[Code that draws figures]
=====

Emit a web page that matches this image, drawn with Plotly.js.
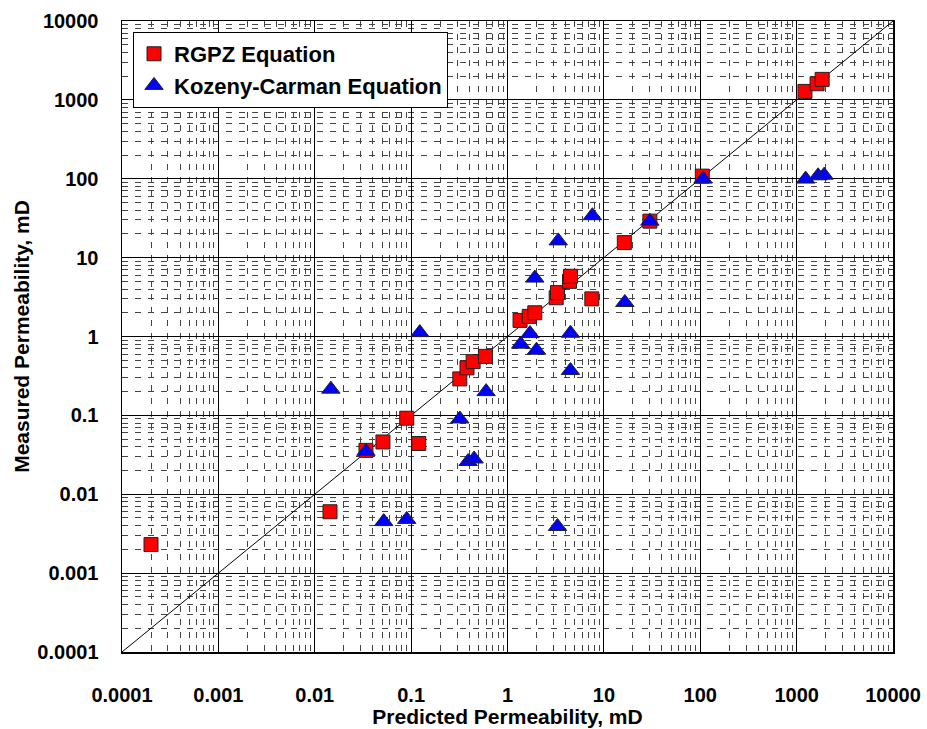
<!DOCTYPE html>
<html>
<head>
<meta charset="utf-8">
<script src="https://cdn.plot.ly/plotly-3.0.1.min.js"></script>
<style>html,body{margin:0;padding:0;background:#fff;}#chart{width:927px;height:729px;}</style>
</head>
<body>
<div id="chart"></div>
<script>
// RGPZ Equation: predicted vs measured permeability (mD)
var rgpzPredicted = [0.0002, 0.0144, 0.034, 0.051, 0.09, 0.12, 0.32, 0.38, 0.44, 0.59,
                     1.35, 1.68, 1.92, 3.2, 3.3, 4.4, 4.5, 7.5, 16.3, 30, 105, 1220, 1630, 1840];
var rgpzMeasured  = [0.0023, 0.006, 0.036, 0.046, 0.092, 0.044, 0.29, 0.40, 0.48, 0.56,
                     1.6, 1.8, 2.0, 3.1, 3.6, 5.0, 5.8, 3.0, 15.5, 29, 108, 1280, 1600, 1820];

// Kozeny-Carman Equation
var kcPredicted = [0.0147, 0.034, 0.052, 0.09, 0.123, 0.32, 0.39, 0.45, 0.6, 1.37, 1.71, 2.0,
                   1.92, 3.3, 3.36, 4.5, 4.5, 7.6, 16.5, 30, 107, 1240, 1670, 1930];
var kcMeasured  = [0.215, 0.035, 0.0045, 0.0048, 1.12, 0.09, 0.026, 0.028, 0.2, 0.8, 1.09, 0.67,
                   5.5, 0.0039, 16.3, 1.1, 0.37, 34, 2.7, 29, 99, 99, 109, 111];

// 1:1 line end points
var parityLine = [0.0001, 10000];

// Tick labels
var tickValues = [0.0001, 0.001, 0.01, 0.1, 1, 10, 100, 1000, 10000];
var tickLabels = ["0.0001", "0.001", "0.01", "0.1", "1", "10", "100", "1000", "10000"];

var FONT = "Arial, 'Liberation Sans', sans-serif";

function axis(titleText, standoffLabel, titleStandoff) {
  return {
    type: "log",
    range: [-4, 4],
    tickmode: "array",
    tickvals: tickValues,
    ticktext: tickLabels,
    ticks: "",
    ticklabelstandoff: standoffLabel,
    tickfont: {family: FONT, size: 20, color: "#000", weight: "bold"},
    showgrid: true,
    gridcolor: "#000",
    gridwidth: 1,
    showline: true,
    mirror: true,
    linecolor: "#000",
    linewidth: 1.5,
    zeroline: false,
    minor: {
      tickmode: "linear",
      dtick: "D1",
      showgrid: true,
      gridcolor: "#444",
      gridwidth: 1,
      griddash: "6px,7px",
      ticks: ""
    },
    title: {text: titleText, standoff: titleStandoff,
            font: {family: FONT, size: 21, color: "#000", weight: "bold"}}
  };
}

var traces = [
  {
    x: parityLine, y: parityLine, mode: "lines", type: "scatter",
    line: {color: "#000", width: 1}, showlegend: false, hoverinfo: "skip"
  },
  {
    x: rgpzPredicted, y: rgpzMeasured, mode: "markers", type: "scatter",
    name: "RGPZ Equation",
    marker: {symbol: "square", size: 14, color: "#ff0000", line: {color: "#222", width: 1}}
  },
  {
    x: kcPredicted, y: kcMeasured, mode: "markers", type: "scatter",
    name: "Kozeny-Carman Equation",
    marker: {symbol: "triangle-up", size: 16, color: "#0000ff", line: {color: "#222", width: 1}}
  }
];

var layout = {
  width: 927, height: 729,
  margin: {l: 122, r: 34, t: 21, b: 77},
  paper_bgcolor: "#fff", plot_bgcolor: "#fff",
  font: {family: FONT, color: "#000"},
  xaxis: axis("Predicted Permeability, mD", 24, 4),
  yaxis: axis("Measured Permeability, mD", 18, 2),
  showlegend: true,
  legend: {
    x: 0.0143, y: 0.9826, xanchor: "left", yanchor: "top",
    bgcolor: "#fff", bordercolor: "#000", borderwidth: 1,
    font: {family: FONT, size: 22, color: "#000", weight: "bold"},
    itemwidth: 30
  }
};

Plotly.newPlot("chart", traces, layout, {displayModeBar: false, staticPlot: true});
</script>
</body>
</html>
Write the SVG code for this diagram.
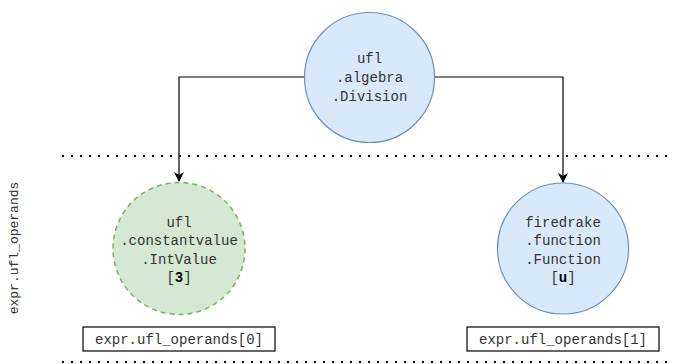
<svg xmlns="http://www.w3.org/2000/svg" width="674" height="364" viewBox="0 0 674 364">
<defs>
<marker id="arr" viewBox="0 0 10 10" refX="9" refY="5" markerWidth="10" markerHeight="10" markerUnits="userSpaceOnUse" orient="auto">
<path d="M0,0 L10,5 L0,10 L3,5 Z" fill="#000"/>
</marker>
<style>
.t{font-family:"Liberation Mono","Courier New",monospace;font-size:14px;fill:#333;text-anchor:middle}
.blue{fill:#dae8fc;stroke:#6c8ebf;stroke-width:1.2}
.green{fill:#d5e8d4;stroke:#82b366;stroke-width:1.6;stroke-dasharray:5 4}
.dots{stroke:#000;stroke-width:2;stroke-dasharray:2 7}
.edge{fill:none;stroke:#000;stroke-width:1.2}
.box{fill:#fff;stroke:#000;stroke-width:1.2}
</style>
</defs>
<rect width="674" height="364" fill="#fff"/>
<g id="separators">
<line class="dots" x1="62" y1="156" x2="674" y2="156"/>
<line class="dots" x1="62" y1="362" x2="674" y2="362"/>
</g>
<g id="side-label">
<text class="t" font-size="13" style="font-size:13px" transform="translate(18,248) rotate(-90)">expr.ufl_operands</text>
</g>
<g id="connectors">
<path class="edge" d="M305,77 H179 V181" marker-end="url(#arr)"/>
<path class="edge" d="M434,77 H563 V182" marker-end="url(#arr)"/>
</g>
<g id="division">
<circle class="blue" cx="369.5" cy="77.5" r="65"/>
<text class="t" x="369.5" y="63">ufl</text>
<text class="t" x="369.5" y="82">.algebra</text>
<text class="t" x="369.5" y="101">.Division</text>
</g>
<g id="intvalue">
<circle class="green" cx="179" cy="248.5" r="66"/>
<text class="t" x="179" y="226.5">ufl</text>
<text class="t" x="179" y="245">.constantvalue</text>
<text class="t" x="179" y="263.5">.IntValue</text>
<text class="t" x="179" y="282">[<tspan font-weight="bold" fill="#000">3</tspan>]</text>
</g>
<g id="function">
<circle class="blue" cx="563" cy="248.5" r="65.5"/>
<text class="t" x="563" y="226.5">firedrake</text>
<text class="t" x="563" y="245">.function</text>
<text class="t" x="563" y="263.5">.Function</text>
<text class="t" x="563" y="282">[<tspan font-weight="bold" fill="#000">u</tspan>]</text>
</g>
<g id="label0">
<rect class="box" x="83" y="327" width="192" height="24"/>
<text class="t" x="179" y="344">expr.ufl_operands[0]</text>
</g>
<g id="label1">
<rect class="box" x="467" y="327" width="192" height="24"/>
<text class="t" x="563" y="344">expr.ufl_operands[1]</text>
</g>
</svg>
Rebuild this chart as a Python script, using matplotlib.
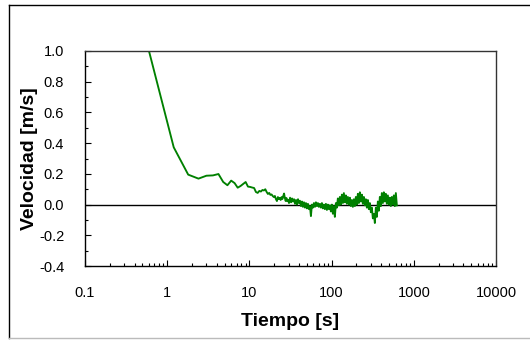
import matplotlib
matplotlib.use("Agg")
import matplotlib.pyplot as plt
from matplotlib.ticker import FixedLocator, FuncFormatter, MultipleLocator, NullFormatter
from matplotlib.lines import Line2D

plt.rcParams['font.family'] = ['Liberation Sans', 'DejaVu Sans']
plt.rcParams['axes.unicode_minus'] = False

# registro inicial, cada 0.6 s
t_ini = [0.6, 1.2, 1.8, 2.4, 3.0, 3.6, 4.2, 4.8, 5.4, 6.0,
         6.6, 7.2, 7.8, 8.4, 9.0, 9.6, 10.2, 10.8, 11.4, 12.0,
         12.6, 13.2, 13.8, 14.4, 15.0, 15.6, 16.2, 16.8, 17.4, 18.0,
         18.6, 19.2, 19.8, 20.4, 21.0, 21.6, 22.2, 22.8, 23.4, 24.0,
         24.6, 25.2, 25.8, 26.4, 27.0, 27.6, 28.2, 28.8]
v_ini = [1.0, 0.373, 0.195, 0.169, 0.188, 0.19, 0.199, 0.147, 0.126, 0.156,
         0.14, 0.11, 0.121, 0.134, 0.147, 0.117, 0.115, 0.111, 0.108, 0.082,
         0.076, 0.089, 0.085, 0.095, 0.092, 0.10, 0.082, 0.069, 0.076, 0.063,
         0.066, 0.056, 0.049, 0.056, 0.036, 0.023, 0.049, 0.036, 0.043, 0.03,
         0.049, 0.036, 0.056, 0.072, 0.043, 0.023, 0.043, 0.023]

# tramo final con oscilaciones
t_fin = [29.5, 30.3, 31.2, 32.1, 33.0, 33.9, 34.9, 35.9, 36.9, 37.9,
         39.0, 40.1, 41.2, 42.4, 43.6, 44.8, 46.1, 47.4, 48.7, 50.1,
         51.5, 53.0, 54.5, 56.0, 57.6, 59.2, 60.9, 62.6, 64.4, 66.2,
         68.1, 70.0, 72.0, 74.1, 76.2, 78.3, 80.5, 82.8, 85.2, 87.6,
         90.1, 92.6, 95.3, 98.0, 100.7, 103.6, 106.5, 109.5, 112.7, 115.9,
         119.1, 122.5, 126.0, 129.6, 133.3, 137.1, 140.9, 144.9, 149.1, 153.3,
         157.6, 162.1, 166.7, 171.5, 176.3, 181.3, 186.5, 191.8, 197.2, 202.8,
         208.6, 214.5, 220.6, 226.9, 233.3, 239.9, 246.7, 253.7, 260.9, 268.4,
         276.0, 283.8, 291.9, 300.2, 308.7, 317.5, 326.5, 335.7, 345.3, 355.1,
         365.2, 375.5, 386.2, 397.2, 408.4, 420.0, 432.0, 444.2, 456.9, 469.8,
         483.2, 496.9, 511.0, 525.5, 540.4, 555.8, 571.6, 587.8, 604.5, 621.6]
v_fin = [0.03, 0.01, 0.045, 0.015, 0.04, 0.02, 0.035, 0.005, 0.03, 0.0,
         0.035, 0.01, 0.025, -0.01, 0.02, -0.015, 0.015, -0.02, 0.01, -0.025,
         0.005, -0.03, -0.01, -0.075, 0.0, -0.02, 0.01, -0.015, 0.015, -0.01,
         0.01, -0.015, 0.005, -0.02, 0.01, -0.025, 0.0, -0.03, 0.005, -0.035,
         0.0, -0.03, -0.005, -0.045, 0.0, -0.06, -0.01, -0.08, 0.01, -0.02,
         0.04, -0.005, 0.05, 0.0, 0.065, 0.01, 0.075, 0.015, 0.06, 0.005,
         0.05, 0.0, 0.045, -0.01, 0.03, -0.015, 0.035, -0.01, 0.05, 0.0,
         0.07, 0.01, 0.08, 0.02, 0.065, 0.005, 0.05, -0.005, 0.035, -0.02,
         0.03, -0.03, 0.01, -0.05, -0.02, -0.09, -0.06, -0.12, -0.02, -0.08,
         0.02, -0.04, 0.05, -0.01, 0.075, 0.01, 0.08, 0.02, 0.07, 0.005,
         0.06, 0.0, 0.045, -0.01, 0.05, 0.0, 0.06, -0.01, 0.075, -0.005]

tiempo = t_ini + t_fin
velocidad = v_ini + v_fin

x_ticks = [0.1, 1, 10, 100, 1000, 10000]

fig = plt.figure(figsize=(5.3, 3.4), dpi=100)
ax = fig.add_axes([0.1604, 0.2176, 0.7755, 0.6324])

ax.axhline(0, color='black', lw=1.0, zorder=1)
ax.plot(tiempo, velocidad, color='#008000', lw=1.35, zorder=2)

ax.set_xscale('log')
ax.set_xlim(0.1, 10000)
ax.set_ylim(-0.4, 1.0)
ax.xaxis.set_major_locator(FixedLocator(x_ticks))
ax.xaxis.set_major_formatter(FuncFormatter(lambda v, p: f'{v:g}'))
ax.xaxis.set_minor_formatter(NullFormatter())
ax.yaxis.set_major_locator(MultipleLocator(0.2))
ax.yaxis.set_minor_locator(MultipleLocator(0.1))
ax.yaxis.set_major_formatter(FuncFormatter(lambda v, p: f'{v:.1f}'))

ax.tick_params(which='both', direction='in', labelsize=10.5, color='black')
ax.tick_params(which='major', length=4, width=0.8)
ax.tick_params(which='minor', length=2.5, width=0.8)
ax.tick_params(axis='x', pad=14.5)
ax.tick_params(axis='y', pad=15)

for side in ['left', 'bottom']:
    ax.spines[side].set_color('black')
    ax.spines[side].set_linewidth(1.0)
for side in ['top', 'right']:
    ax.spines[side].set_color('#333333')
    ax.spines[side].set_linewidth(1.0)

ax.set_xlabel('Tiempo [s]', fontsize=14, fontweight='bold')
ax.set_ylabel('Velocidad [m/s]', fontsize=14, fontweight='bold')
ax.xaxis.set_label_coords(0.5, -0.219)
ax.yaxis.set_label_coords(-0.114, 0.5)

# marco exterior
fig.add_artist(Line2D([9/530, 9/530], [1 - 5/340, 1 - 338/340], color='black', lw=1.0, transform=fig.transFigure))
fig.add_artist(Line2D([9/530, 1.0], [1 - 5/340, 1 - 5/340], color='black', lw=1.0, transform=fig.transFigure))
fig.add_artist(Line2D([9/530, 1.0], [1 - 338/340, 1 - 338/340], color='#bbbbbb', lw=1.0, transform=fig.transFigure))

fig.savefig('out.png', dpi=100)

=====

• [WHAT YOU SHOULD DO] Leaving out all pictures, set down exactly the lines of the material above, from the line with "Rebuild this chart" to the line with "0.049, 0.036, 0.056, 0.072, 0.043, 0.023, 0.043, 0.023]" inclusive, and no others.

• [CORRECT ANSWER]
Rebuild this chart as a Python script, using matplotlib.
import matplotlib
matplotlib.use("Agg")
import matplotlib.pyplot as plt
from matplotlib.ticker import FixedLocator, FuncFormatter, MultipleLocator, NullFormatter
from matplotlib.lines import Line2D

plt.rcParams['font.family'] = ['Liberation Sans', 'DejaVu Sans']
plt.rcParams['axes.unicode_minus'] = False

# registro inicial, cada 0.6 s
t_ini = [0.6, 1.2, 1.8, 2.4, 3.0, 3.6, 4.2, 4.8, 5.4, 6.0,
         6.6, 7.2, 7.8, 8.4, 9.0, 9.6, 10.2, 10.8, 11.4, 12.0,
         12.6, 13.2, 13.8, 14.4, 15.0, 15.6, 16.2, 16.8, 17.4, 18.0,
         18.6, 19.2, 19.8, 20.4, 21.0, 21.6, 22.2, 22.8, 23.4, 24.0,
         24.6, 25.2, 25.8, 26.4, 27.0, 27.6, 28.2, 28.8]
v_ini = [1.0, 0.373, 0.195, 0.169, 0.188, 0.19, 0.199, 0.147, 0.126, 0.156,
         0.14, 0.11, 0.121, 0.134, 0.147, 0.117, 0.115, 0.111, 0.108, 0.082,
         0.076, 0.089, 0.085, 0.095, 0.092, 0.10, 0.082, 0.069, 0.076, 0.063,
         0.066, 0.056, 0.049, 0.056, 0.036, 0.023, 0.049, 0.036, 0.043, 0.03,
         0.049, 0.036, 0.056, 0.072, 0.043, 0.023, 0.043, 0.023]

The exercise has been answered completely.